▶ **Provided material**:
* start *
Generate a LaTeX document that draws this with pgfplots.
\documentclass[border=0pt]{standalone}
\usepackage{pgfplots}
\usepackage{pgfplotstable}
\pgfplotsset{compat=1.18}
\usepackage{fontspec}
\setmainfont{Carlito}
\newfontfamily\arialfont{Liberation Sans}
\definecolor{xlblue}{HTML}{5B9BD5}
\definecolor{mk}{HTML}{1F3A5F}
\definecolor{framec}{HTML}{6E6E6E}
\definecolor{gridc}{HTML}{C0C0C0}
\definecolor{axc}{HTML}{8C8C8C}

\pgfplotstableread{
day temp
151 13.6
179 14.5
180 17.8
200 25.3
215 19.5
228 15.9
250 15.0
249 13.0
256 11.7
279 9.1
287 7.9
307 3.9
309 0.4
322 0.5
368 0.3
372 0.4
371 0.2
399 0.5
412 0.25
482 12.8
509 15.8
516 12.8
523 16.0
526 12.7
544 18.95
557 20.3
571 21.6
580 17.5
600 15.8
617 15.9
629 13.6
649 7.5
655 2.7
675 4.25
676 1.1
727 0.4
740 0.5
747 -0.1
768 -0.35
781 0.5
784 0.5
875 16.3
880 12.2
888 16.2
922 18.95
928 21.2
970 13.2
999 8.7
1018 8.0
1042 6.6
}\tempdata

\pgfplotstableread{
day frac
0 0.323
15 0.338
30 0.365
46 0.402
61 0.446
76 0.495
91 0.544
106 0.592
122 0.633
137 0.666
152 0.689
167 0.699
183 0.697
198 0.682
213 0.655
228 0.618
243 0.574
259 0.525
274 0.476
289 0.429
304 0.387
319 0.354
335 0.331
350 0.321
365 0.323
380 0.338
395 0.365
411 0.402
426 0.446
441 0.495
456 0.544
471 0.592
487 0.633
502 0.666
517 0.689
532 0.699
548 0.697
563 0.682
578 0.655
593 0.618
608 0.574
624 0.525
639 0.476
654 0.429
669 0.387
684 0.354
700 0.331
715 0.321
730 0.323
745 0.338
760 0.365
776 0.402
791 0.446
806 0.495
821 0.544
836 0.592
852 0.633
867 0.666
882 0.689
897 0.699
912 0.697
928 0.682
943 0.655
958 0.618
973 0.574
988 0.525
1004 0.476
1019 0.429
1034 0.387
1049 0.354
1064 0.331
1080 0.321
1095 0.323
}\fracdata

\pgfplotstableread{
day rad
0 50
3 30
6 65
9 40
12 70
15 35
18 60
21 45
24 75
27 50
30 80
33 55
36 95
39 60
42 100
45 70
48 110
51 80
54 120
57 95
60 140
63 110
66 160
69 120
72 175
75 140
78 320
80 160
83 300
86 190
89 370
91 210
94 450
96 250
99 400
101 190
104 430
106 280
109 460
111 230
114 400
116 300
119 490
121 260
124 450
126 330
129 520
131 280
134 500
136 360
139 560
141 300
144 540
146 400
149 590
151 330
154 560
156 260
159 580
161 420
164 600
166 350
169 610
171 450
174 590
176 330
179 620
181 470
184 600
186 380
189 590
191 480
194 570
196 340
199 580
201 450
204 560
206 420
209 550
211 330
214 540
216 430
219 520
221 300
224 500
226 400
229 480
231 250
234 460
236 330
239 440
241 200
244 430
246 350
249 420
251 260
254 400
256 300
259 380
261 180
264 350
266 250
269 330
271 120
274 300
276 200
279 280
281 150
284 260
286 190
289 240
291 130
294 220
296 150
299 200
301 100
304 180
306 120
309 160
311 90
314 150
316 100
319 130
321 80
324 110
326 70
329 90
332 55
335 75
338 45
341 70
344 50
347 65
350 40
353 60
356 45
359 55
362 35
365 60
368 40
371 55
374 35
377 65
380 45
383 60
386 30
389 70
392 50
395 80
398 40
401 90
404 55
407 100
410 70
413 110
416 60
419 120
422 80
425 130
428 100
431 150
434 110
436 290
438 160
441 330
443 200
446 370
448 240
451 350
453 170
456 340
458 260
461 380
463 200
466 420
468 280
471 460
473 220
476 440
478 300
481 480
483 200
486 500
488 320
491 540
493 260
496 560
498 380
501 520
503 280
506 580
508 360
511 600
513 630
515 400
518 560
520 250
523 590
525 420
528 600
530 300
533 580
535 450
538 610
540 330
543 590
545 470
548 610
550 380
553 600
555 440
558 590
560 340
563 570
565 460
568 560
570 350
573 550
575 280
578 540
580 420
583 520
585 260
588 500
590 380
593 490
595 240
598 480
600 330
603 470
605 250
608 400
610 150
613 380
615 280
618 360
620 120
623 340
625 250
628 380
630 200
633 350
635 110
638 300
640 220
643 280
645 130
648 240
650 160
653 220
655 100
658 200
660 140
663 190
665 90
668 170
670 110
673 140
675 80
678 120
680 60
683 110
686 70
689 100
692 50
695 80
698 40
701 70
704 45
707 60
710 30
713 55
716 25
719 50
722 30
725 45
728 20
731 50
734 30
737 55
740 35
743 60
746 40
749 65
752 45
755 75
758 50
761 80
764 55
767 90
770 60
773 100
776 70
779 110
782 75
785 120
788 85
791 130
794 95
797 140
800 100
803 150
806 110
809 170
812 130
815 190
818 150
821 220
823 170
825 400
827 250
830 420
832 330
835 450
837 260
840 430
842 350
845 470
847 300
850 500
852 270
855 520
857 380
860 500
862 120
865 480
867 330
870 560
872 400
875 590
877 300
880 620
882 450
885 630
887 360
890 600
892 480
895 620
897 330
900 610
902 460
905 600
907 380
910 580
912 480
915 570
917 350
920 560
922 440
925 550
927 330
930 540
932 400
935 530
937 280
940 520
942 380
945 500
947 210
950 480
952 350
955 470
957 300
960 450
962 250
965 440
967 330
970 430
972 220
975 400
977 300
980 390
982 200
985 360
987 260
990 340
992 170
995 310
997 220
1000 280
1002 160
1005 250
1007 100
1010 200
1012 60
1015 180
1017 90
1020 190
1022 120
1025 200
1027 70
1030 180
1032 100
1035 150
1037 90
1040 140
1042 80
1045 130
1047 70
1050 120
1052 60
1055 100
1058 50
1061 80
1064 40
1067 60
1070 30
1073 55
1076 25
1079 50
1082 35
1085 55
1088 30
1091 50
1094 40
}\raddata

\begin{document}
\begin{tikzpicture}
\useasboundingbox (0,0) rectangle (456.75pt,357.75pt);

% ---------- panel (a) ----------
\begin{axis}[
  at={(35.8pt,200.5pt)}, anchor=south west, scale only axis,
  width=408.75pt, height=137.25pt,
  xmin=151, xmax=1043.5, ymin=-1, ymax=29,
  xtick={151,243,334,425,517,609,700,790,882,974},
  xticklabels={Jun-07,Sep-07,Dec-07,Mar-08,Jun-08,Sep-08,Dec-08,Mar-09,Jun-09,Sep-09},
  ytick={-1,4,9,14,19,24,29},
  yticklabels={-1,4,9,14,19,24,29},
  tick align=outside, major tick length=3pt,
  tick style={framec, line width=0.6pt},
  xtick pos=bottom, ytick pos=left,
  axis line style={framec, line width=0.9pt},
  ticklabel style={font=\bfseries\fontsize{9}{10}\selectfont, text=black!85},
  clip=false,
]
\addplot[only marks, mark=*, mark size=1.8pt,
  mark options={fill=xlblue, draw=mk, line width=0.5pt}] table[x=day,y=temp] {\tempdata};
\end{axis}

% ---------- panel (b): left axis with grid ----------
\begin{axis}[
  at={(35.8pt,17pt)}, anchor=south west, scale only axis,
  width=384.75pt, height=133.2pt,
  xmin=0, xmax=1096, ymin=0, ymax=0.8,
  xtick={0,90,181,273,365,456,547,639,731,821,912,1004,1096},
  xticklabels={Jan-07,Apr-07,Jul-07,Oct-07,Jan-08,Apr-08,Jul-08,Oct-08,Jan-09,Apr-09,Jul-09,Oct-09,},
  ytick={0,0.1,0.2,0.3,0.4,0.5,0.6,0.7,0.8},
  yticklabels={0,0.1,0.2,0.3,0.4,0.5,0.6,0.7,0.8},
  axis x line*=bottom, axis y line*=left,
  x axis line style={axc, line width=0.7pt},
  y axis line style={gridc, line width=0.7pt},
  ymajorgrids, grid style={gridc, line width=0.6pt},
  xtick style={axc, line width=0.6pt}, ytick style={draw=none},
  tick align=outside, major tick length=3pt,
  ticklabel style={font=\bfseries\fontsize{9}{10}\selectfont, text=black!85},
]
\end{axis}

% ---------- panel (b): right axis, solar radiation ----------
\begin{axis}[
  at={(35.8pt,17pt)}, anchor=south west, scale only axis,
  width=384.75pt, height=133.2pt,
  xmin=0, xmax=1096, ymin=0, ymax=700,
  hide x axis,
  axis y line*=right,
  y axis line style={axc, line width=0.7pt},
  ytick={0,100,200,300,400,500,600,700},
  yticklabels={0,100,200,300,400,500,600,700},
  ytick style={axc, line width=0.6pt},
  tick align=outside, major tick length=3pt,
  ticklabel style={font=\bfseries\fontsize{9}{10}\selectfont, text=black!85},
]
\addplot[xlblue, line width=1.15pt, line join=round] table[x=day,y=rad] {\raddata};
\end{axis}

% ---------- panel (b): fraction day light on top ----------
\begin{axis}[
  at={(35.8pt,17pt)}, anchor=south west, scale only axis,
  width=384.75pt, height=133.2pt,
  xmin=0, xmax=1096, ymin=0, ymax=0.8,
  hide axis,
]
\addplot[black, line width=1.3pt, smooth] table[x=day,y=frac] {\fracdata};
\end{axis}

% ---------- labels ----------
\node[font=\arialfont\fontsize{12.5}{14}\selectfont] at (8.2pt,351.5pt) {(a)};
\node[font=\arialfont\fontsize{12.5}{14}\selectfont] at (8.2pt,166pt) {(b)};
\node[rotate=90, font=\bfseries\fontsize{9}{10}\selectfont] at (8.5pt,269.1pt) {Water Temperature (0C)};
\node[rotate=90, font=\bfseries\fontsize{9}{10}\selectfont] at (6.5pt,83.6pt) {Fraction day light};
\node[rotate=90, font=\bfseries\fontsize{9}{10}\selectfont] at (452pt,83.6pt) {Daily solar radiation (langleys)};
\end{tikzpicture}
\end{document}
* end *
▶ **Aim**: Copy each line of the data that contains the word "with".

▶ **The output**:
Generate a LaTeX document that draws this with pgfplots.
% ---------- panel (b): left axis with grid ----------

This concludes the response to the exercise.